The Big Stories We Covered This Week

Elena Kupriyanova, 42, poses for a photograph in her flat which was evacuated after an explosion at the Chernobyl nuclear power plant. Gleb Garanich / Reuters

The Long Half-Life of Chernobyl

This week marked the 30th anniversary of the nuclear disaster. Marina detailed how “workers continue the long process of securing the site of the worst nuclear disaster in history,” Ron Broglio looked at how radiation still affects animals in the area, and Michael LaPointe examined the “literary legacy” of the meltdown. For a clearer picture, Alan compiled spooky photos of abandoned places near the site earlier this month. And Rosa noted that the January 1987 issue of the Atlantic featured a writer who experienced the fallout of Chernobyl.

When Life Gives You Lemons …

Make Lemonade. Beyoncé, “sidestepping traditional distribution once again,” released her latest album, along with an HBO film, over the weekend. Spencer reviewed the work and dove into what it says about the artist’s relationship with sex: “Here, being hot is not necessarily liberating.
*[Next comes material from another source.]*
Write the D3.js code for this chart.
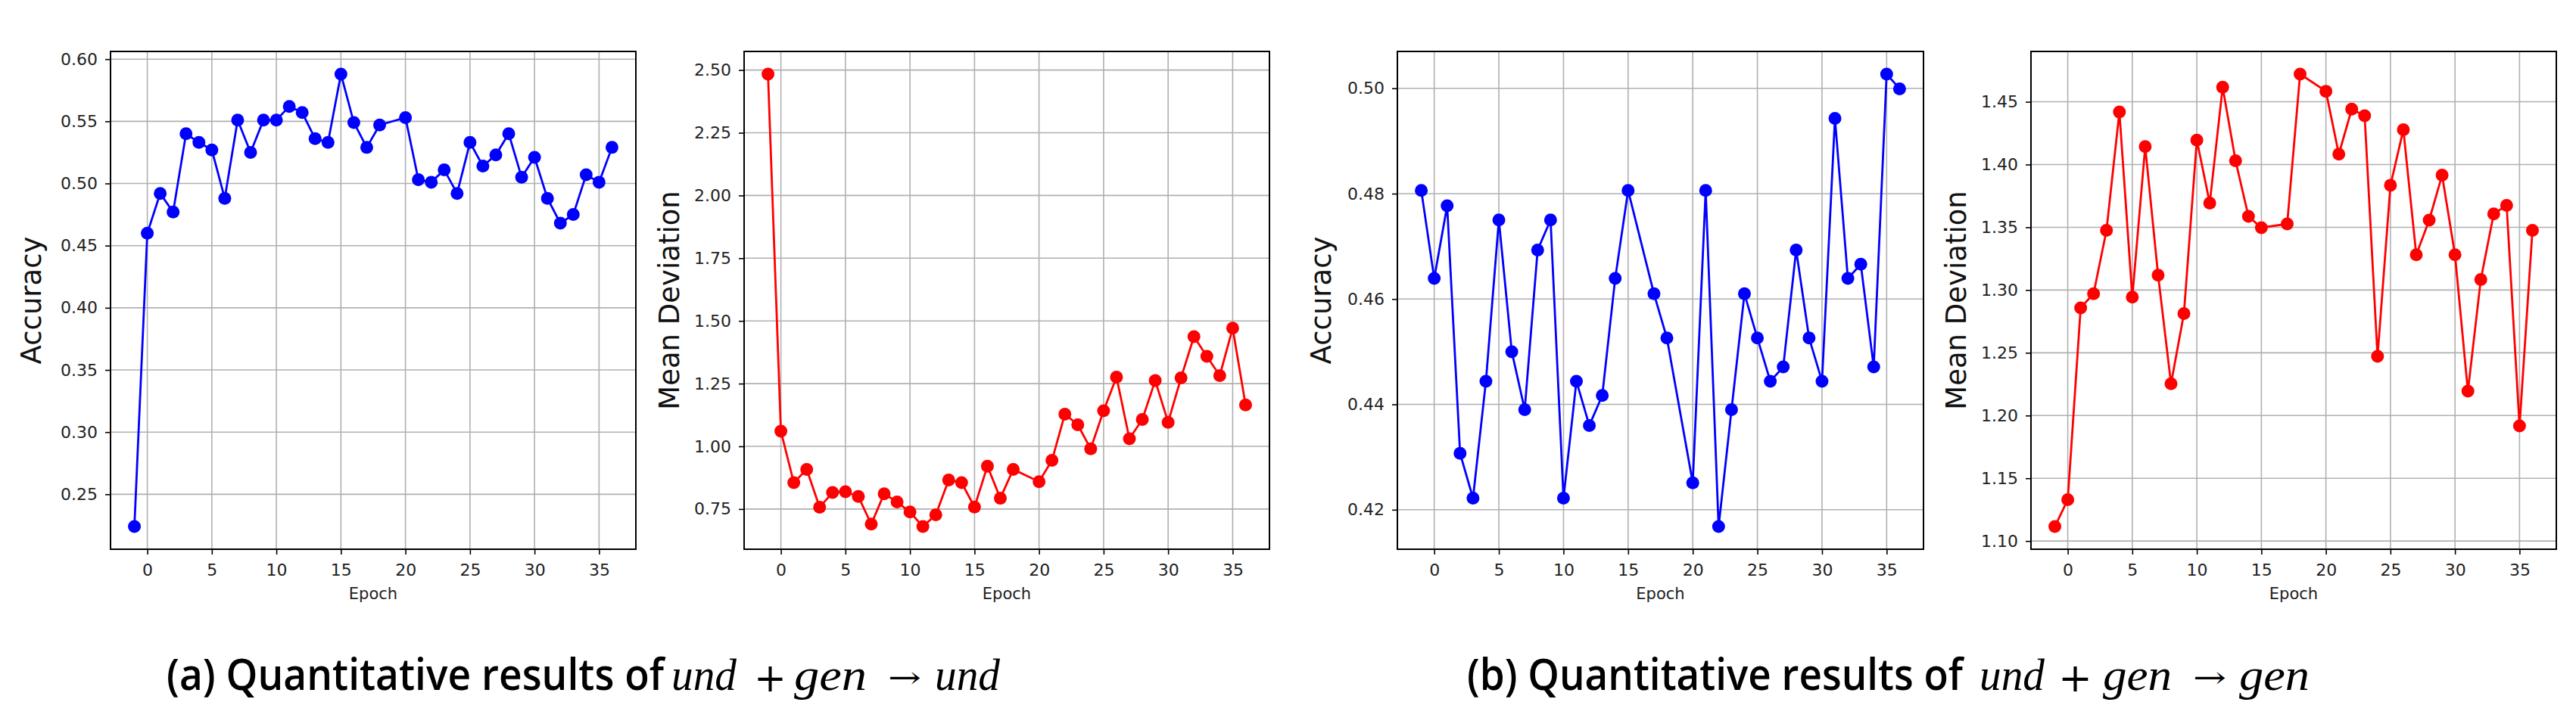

Sex is serious, sex can harm, and sex does not reliably do the things that society has said it can do. Feeling yourself is not enough.” Beyoncé also kicked off her new tour this week, where she’s selling “BOYCOTT BEYONCÉ” shirts.

Pace(r) Yourself

It’s all eyes on Indiana. After Donald Trump swept Tuesday’s primaries and Hillary Clinton nearly did the same against Bernie Sanders, the candidates shift their focus to the Hooiser state, which votes on Tuesday. Ted Cruz and John Kasich formed an alliance: Kasich’s campaign paused efforts in Indiana, while Cruz “will cede New Mexico and Oregon.” Their goal? Stop Trump.

While it’s unclear which way the state will sway, Cruz has at least one Indiana voter locked down: The state’s governor, Mike Pence, who endorsed Cruz on Friday. In the hopes of getting a further boost, Cruz added presidential drop-out Carly Fiorina to his hypothetical ticket.

Situation: Menstruation

Periods and tampons and blood, oh my! Megan covered the rise of the period joke: “If the normalization of the period is a feminist issue, then the effort to normalize it for everyone, guys included, reflects a broader feminist realization: that its concerns are matters not just for women to contend with, but also society,” she wrote. “Whether it’s wage equity or cultural representation, things will improve more quickly if women’s issues have male supporters.”

As Julie pointed out, Megan’s piece joins the tradition of Atlantic period coverage, which includes the history of the tampon, readers discussing its taboo, a look at whether women need to have periods at all, and more. Last week, Julie contributed a new piece of her own, detailing how NASA engineers asked Sally Ride in 1983 if she’d need 100 tampons for her week-long trip to space.